::: EXERCISE INPUT :::
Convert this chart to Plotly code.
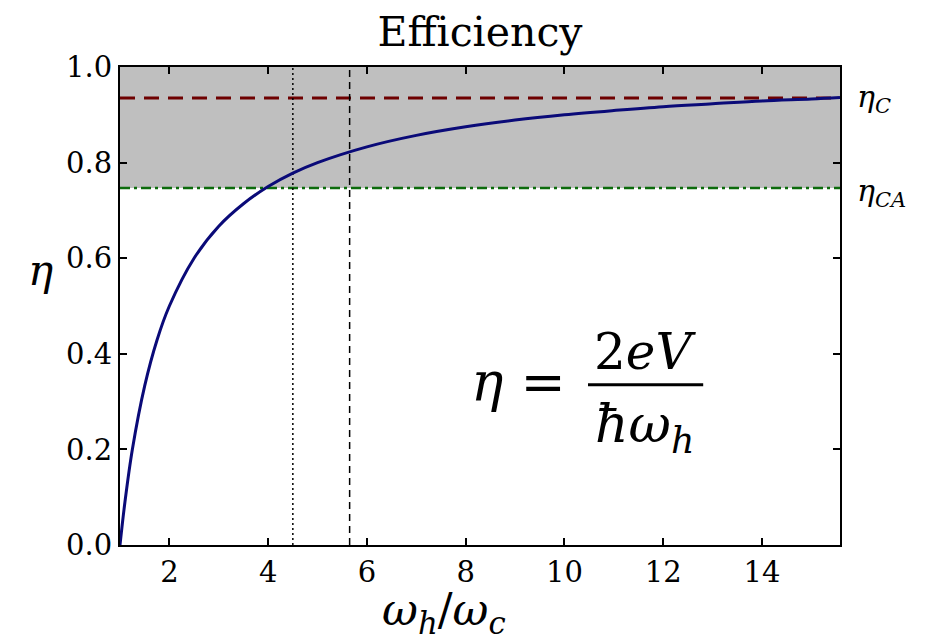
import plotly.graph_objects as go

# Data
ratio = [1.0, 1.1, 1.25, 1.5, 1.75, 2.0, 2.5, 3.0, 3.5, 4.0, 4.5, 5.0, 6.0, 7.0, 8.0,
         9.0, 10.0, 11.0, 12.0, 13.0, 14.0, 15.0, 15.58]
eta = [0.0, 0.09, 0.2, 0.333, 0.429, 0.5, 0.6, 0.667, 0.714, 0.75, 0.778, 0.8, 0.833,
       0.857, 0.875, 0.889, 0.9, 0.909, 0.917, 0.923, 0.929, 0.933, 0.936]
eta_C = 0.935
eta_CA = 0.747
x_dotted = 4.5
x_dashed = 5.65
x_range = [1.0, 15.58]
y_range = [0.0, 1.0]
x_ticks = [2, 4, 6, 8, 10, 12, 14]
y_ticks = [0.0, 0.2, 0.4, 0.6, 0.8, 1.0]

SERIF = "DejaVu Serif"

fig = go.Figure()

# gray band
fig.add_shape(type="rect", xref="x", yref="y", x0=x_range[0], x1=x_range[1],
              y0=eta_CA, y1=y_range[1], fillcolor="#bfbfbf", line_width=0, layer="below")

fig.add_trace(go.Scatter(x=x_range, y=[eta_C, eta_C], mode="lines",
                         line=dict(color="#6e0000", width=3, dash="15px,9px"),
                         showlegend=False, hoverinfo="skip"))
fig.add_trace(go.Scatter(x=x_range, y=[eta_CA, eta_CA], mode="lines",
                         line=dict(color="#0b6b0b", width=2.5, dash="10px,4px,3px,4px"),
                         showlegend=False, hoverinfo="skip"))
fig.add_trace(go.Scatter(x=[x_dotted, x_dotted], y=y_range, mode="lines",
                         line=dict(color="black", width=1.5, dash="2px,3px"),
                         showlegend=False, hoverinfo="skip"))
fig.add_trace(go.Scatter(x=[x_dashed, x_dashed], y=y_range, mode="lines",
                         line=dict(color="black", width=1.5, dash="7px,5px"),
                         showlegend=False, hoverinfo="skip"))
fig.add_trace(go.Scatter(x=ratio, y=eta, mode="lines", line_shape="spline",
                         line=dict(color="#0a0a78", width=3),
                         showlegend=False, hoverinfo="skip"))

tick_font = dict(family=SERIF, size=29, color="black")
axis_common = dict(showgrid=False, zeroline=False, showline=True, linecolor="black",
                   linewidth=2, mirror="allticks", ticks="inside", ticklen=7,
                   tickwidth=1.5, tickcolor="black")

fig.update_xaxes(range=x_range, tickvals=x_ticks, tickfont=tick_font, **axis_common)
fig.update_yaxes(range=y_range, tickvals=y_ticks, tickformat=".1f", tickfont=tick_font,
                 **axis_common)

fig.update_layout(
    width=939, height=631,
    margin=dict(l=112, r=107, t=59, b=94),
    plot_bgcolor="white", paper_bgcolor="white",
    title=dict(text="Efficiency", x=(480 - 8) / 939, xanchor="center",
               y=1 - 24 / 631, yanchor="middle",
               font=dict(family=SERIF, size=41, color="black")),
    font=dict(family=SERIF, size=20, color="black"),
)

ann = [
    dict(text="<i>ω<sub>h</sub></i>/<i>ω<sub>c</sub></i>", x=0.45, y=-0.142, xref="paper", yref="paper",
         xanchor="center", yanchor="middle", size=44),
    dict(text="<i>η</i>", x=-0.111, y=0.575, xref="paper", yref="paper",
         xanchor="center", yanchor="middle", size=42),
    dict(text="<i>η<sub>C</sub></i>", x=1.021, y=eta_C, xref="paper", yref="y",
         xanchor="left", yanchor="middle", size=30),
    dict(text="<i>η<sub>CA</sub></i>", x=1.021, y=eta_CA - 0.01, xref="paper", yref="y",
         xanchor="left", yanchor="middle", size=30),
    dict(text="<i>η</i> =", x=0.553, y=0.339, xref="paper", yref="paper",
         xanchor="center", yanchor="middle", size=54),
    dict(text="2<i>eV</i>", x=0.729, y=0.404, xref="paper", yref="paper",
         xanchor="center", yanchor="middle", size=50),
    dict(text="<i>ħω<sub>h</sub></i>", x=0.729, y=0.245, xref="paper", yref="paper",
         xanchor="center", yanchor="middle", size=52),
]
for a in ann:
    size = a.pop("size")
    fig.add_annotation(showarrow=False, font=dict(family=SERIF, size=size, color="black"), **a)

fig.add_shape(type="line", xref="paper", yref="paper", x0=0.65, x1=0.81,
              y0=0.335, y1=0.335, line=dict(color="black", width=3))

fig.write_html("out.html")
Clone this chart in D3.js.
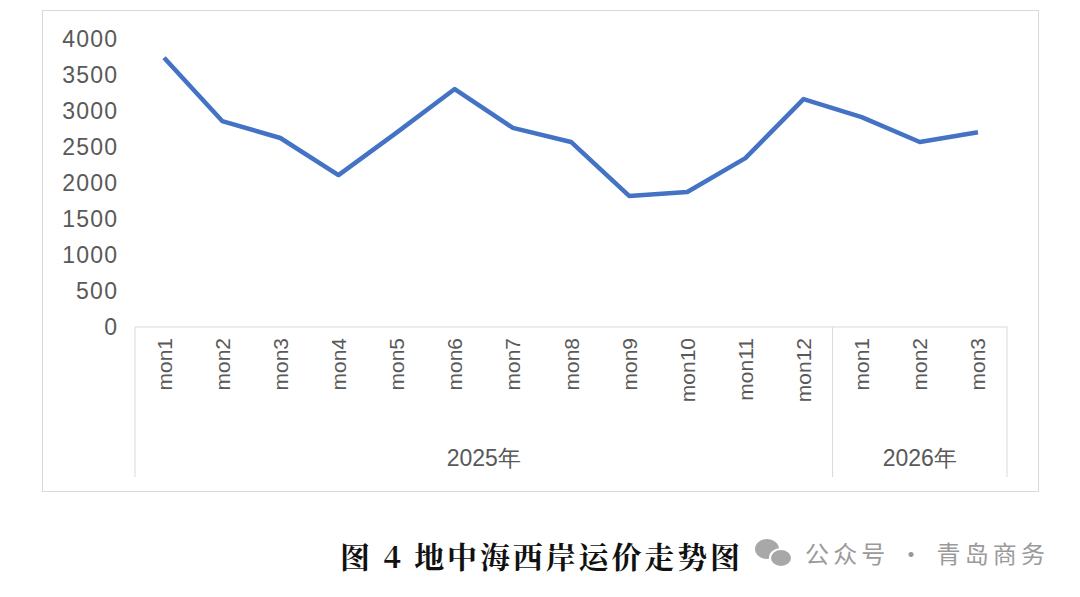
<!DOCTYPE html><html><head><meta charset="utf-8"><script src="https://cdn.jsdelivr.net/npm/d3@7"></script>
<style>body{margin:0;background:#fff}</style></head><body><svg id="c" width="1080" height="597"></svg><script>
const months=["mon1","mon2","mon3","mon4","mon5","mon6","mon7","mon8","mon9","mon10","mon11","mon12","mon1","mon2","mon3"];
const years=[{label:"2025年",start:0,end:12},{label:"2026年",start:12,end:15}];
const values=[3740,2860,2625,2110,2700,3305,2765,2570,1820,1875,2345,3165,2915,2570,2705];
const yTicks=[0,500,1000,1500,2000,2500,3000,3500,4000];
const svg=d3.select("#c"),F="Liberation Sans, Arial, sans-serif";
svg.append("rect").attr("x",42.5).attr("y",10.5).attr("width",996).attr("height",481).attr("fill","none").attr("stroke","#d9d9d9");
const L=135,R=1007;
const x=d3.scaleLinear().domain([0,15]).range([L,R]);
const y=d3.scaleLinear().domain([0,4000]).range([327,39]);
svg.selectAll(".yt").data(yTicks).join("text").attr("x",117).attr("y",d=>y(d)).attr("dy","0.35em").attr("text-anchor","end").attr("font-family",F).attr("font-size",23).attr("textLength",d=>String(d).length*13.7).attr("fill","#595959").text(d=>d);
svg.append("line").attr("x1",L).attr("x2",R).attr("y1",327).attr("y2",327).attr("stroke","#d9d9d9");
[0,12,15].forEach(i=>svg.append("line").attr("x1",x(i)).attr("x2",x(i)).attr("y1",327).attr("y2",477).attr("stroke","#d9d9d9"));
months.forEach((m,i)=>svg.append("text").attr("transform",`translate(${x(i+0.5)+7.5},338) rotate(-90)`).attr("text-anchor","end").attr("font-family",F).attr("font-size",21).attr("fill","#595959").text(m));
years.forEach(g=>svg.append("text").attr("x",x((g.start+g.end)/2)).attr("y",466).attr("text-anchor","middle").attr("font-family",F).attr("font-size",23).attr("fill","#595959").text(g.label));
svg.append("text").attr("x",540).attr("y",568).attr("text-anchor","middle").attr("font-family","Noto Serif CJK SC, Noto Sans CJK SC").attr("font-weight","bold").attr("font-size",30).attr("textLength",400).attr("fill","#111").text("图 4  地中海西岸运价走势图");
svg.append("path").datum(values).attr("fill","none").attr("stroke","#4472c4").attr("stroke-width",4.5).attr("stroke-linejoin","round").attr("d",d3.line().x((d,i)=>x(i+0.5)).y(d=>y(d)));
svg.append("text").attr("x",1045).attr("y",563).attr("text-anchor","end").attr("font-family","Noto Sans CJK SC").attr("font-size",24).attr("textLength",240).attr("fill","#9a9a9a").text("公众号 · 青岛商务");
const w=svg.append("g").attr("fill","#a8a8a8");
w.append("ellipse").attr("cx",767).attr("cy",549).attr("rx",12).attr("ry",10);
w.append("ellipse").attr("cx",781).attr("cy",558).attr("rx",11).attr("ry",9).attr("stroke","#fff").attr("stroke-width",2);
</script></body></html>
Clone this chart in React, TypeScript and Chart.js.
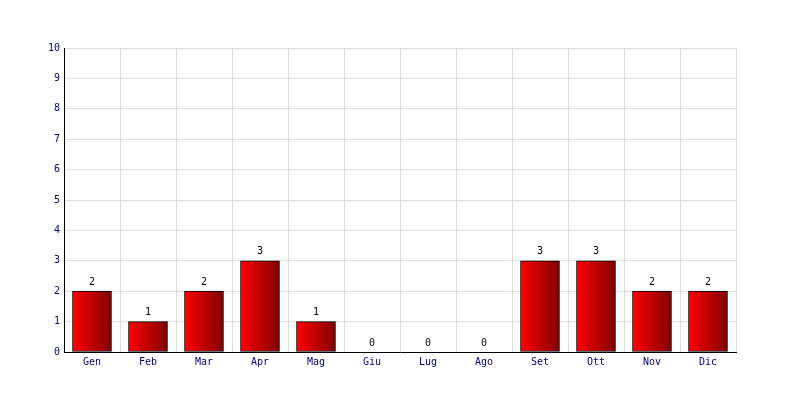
:::
YOUR INSTRUCTIONS: Leave every image out, and retype the material exactly.

TASK RESULT:
Convert this chart to Plotly code.
import plotly.graph_objects as go

# Data
ratio = [1.0, 1.1, 1.25, 1.5, 1.75, 2.0, 2.5, 3.0, 3.5, 4.0, 4.5, 5.0, 6.0, 7.0, 8.0,
         9.0, 10.0, 11.0, 12.0, 13.0, 14.0, 15.0, 15.58]
eta = [0.0, 0.09, 0.2, 0.333, 0.429, 0.5, 0.6, 0.667, 0.714, 0.75, 0.778, 0.8, 0.833,
       0.857, 0.875, 0.889, 0.9, 0.909, 0.917, 0.923, 0.929, 0.933, 0.936]
eta_C = 0.935
eta_CA = 0.747
x_dotted = 4.5
x_dashed = 5.65
x_range = [1.0, 15.58]
y_range = [0.0, 1.0]
x_ticks = [2, 4, 6, 8, 10, 12, 14]
y_ticks = [0.0, 0.2, 0.4, 0.6, 0.8, 1.0]

SERIF = "DejaVu Serif"

fig = go.Figure()

# gray band
fig.add_shape(type="rect", xref="x", yref="y", x0=x_range[0], x1=x_range[1],
              y0=eta_CA, y1=y_range[1], fillcolor="#bfbfbf", line_width=0, layer="below")

fig.add_trace(go.Scatter(x=x_range, y=[eta_C, eta_C], mode="lines",
                         line=dict(color="#6e0000", width=3, dash="15px,9px"),
                         showlegend=False, hoverinfo="skip"))
fig.add_trace(go.Scatter(x=x_range, y=[eta_CA, eta_CA], mode="lines",
                         line=dict(color="#0b6b0b", width=2.5, dash="10px,4px,3px,4px"),
                         showlegend=False, hoverinfo="skip"))
fig.add_trace(go.Scatter(x=[x_dotted, x_dotted], y=y_range, mode="lines",
                         line=dict(color="black", width=1.5, dash="2px,3px"),
                         showlegend=False, hoverinfo="skip"))
fig.add_trace(go.Scatter(x=[x_dashed, x_dashed], y=y_range, mode="lines",
                         line=dict(color="black", width=1.5, dash="7px,5px"),
                         showlegend=False, hoverinfo="skip"))
fig.add_trace(go.Scatter(x=ratio, y=eta, mode="lines", line_shape="spline",
                         line=dict(color="#0a0a78", width=3),
                         showlegend=False, hoverinfo="skip"))

tick_font = dict(family=SERIF, size=29, color="black")
axis_common = dict(showgrid=False, zeroline=False, showline=True, linecolor="black",
                   linewidth=2, mirror="allticks", ticks="inside", ticklen=7,
                   tickwidth=1.5, tickcolor="black")

fig.update_xaxes(range=x_range, tickvals=x_ticks, tickfont=tick_font, **axis_common)
fig.update_yaxes(range=y_range, tickvals=y_ticks, tickformat=".1f", tickfont=tick_font,
                 **axis_common)

fig.update_layout(
    width=939, height=631,
    margin=dict(l=112, r=107, t=59, b=94),
    plot_bgcolor="white", paper_bgcolor="white",
    title=dict(text="Efficiency", x=(480 - 8) / 939, xanchor="center",
               y=1 - 24 / 631, yanchor="middle",
               font=dict(family=SERIF, size=41, color="black")),
    font=dict(family=SERIF, size=20, color="black"),
)

ann = [
    dict(text="<i>ω<sub>h</sub></i>/<i>ω<sub>c</sub></i>", x=0.45, y=-0.142, xref="paper", yref="paper",
         xanchor="center", yanchor="middle", size=44),
    dict(text="<i>η</i>", x=-0.111, y=0.575, xref="paper", yref="paper",
         xanchor="center", yanchor="middle", size=42),
    dict(text="<i>η<sub>C</sub></i>", x=1.021, y=eta_C, xref="paper", yref="y",
         xanchor="left", yanchor="middle", size=30),
    dict(text="<i>η<sub>CA</sub></i>", x=1.021, y=eta_CA - 0.01, xref="paper", yref="y",
         xanchor="left", yanchor="middle", size=30),
    dict(text="<i>η</i> =", x=0.553, y=0.339, xref="paper", yref="paper",
         xanchor="center", yanchor="middle", size=54),
    dict(text="2<i>eV</i>", x=0.729, y=0.404, xref="paper", yref="paper",
         xanchor="center", yanchor="middle", size=50),
    dict(text="<i>ħω<sub>h</sub></i>", x=0.729, y=0.245, xref="paper", yref="paper",
         xanchor="center", yanchor="middle", size=52),
]
for a in ann:
    size = a.pop("size")
    fig.add_annotation(showarrow=False, font=dict(family=SERIF, size=size, color="black"), **a)

fig.add_shape(type="line", xref="paper", yref="paper", x0=0.65, x1=0.81,
              y0=0.335, y1=0.335, line=dict(color="black", width=3))

fig.write_html("out.html")
Clone this chart in D3.js.
<!DOCTYPE html><html><head><meta charset="utf-8"><script src="https://cdn.jsdelivr.net/npm/d3@7"></script>
<style>body{margin:0;background:#fff}</style></head><body><svg id="c" width="1080" height="597"></svg><script>
const months=["mon1","mon2","mon3","mon4","mon5","mon6","mon7","mon8","mon9","mon10","mon11","mon12","mon1","mon2","mon3"];
const years=[{label:"2025年",start:0,end:12},{label:"2026年",start:12,end:15}];
const values=[3740,2860,2625,2110,2700,3305,2765,2570,1820,1875,2345,3165,2915,2570,2705];
const yTicks=[0,500,1000,1500,2000,2500,3000,3500,4000];
const svg=d3.select("#c"),F="Liberation Sans, Arial, sans-serif";
svg.append("rect").attr("x",42.5).attr("y",10.5).attr("width",996).attr("height",481).attr("fill","none").attr("stroke","#d9d9d9");
const L=135,R=1007;
const x=d3.scaleLinear().domain([0,15]).range([L,R]);
const y=d3.scaleLinear().domain([0,4000]).range([327,39]);
svg.selectAll(".yt").data(yTicks).join("text").attr("x",117).attr("y",d=>y(d)).attr("dy","0.35em").attr("text-anchor","end").attr("font-family",F).attr("font-size",23).attr("textLength",d=>String(d).length*13.7).attr("fill","#595959").text(d=>d);
svg.append("line").attr("x1",L).attr("x2",R).attr("y1",327).attr("y2",327).attr("stroke","#d9d9d9");
[0,12,15].forEach(i=>svg.append("line").attr("x1",x(i)).attr("x2",x(i)).attr("y1",327).attr("y2",477).attr("stroke","#d9d9d9"));
months.forEach((m,i)=>svg.append("text").attr("transform",`translate(${x(i+0.5)+7.5},338) rotate(-90)`).attr("text-anchor","end").attr("font-family",F).attr("font-size",21).attr("fill","#595959").text(m));
years.forEach(g=>svg.append("text").attr("x",x((g.start+g.end)/2)).attr("y",466).attr("text-anchor","middle").attr("font-family",F).attr("font-size",23).attr("fill","#595959").text(g.label));
svg.append("text").attr("x",540).attr("y",568).attr("text-anchor","middle").attr("font-family","Noto Serif CJK SC, Noto Sans CJK SC").attr("font-weight","bold").attr("font-size",30).attr("textLength",400).attr("fill","#111").text("图 4  地中海西岸运价走势图");
svg.append("path").datum(values).attr("fill","none").attr("stroke","#4472c4").attr("stroke-width",4.5).attr("stroke-linejoin","round").attr("d",d3.line().x((d,i)=>x(i+0.5)).y(d=>y(d)));
svg.append("text").attr("x",1045).attr("y",563).attr("text-anchor","end").attr("font-family","Noto Sans CJK SC").attr("font-size",24).attr("textLength",240).attr("fill","#9a9a9a").text("公众号 · 青岛商务");
const w=svg.append("g").attr("fill","#a8a8a8");
w.append("ellipse").attr("cx",767).attr("cy",549).attr("rx",12).attr("ry",10);
w.append("ellipse").attr("cx",781).attr("cy",558).attr("rx",11).attr("ry",9).attr("stroke","#fff").attr("stroke-width",2);
</script></body></html>
Clone this chart in React, TypeScript and Chart.js.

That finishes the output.